Requirement = Your task is to repeat the lines from the line with "Convert this chart to D3.js code." to the line with "25.79, 25.825, 25.83];", both ends included, and nothing else. Pictures stay out of the copy.

Given records =
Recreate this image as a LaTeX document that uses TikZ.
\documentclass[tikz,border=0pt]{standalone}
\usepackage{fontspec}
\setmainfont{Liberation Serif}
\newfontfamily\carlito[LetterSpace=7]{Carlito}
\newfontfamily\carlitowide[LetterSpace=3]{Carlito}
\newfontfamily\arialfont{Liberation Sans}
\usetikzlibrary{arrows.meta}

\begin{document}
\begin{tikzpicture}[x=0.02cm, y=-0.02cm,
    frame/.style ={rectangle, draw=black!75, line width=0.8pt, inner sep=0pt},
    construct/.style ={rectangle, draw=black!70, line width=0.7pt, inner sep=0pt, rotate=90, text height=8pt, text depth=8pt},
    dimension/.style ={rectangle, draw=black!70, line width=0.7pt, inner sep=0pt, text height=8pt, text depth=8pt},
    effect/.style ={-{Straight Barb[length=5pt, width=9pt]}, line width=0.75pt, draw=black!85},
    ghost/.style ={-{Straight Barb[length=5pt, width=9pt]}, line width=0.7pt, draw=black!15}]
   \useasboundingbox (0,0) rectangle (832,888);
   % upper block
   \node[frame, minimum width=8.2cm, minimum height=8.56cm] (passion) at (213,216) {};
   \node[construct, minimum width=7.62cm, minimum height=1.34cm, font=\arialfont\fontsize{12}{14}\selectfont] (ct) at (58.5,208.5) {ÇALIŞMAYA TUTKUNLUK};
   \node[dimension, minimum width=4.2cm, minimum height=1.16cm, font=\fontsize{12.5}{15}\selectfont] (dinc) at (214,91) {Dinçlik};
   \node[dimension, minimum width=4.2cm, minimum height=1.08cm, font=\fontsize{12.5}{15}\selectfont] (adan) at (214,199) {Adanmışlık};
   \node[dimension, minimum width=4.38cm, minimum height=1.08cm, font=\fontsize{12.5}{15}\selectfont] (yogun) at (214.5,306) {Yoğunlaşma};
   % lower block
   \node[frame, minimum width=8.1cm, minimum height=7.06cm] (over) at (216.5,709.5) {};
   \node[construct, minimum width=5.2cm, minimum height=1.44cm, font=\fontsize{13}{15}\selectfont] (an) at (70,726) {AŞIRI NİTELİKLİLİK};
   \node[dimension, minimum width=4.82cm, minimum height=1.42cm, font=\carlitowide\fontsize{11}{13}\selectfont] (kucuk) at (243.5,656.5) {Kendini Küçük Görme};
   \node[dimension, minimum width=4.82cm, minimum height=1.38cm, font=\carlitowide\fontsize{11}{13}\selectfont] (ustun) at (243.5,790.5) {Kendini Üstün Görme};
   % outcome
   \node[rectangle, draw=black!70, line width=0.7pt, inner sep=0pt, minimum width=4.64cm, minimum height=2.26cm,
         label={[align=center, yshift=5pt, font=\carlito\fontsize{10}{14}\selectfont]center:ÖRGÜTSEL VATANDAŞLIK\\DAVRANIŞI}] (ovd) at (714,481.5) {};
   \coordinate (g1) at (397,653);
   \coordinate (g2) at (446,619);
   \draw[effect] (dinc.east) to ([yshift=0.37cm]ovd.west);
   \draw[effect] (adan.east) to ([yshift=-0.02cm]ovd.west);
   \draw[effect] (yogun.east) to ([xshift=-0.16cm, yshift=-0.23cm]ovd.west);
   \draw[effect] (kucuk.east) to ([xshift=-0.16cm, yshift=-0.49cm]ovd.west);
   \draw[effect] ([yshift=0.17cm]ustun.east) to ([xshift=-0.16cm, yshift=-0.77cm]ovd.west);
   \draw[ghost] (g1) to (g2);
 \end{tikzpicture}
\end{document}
---
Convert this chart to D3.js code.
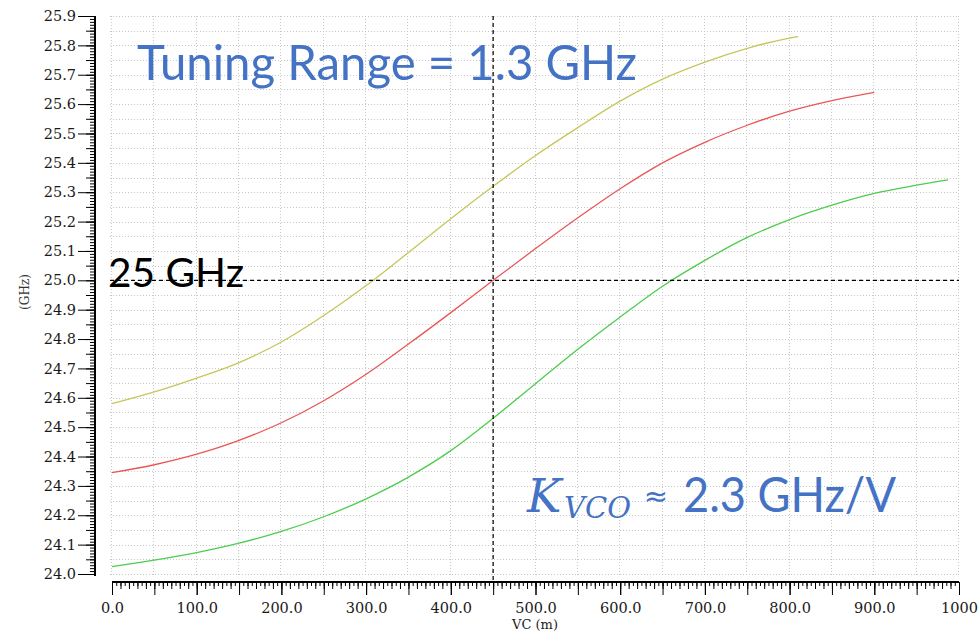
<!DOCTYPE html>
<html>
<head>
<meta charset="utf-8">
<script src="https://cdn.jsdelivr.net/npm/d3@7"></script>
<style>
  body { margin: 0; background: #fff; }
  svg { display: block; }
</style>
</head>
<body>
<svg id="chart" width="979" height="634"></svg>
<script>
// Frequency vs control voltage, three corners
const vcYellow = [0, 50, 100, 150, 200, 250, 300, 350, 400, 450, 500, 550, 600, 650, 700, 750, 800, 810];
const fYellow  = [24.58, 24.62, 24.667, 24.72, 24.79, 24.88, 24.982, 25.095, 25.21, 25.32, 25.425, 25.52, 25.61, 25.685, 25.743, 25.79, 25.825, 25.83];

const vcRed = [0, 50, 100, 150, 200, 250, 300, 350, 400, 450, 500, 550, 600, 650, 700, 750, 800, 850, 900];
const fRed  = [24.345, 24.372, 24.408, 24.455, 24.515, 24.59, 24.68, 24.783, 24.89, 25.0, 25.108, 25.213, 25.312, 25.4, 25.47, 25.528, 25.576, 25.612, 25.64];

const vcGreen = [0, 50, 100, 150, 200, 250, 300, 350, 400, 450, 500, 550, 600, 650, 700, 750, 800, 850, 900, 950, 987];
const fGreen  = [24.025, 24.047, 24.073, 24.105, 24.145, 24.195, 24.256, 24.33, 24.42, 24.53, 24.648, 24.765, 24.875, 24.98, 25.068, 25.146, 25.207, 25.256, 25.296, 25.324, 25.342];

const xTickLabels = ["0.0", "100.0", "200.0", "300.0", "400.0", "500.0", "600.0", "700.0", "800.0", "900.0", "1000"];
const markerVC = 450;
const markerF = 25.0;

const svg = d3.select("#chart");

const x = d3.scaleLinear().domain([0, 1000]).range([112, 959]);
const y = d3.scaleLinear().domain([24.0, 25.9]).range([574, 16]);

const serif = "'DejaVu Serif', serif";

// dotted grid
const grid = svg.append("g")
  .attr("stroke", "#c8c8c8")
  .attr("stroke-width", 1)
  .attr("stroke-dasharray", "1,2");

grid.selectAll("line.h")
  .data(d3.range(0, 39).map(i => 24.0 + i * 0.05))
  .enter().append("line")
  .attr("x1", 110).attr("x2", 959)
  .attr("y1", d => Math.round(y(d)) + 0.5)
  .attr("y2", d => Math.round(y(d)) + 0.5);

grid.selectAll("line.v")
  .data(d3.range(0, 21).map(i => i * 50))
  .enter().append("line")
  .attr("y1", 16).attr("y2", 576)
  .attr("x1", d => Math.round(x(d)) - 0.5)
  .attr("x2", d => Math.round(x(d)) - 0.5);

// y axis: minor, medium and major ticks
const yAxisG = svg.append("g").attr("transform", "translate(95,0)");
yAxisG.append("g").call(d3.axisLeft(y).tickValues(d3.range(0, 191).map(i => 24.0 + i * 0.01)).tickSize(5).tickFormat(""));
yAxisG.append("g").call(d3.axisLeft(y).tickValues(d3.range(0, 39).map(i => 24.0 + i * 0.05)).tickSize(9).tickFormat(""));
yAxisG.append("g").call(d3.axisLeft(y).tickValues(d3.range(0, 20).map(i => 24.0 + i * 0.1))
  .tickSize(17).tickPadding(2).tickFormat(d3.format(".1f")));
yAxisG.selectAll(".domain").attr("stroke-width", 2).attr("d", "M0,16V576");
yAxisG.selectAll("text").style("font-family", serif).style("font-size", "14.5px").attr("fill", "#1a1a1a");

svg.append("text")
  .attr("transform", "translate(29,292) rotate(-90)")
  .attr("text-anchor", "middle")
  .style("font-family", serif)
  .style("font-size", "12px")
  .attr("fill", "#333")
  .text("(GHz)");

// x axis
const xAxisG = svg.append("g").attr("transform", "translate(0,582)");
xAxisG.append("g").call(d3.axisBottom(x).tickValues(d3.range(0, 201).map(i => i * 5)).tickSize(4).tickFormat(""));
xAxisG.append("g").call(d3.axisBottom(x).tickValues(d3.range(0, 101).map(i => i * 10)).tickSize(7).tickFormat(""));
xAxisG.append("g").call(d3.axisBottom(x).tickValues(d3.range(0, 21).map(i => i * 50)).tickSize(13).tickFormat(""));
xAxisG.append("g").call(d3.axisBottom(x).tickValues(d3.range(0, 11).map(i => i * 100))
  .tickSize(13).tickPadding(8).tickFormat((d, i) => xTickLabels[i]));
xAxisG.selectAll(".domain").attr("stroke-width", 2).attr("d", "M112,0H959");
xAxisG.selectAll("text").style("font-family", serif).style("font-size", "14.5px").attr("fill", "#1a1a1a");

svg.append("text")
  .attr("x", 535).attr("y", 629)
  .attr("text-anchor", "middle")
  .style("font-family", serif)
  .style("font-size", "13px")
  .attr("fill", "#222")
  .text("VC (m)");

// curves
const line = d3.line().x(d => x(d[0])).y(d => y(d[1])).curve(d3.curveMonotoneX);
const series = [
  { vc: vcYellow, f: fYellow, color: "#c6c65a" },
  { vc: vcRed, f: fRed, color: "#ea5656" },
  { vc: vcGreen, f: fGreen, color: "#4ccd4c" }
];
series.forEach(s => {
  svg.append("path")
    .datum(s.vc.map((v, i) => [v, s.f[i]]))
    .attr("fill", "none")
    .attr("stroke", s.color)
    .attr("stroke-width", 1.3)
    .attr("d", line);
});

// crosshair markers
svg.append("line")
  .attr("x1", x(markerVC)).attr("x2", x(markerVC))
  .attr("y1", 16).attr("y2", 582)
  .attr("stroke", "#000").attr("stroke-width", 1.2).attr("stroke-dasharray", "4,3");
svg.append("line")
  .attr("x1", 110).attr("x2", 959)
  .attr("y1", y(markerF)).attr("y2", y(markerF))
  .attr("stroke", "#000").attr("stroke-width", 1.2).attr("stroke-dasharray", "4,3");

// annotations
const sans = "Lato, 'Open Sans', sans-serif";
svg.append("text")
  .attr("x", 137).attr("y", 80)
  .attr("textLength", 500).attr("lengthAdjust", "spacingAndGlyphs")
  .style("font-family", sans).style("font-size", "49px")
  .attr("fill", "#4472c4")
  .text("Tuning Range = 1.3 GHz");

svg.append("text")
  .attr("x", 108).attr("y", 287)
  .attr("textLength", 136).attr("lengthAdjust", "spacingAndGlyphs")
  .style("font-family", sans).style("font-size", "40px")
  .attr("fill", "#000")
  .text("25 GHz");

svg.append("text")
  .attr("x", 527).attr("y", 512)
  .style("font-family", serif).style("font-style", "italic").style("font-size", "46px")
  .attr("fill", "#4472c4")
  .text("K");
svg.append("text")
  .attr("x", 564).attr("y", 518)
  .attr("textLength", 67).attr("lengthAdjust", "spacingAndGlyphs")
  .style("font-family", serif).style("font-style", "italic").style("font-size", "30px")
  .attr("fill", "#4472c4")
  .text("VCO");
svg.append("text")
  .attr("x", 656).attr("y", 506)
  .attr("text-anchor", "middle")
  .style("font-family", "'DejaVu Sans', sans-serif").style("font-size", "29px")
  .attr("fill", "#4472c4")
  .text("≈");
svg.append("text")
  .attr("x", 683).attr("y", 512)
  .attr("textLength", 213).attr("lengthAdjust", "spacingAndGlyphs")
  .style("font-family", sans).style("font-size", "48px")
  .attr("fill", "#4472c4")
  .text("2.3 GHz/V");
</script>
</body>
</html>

Full response =
Convert this chart to D3.js code.
<!DOCTYPE html>
<html>
<head>
<meta charset="utf-8">
<script src="https://cdn.jsdelivr.net/npm/d3@7"></script>
<style>
  body { margin: 0; background: #fff; }
  svg { display: block; }
</style>
</head>
<body>
<svg id="chart" width="979" height="634"></svg>
<script>
// Frequency vs control voltage, three corners
const vcYellow = [0, 50, 100, 150, 200, 250, 300, 350, 400, 450, 500, 550, 600, 650, 700, 750, 800, 810];
const fYellow  = [24.58, 24.62, 24.667, 24.72, 24.79, 24.88, 24.982, 25.095, 25.21, 25.32, 25.425, 25.52, 25.61, 25.685, 25.743, 25.79, 25.825, 25.83];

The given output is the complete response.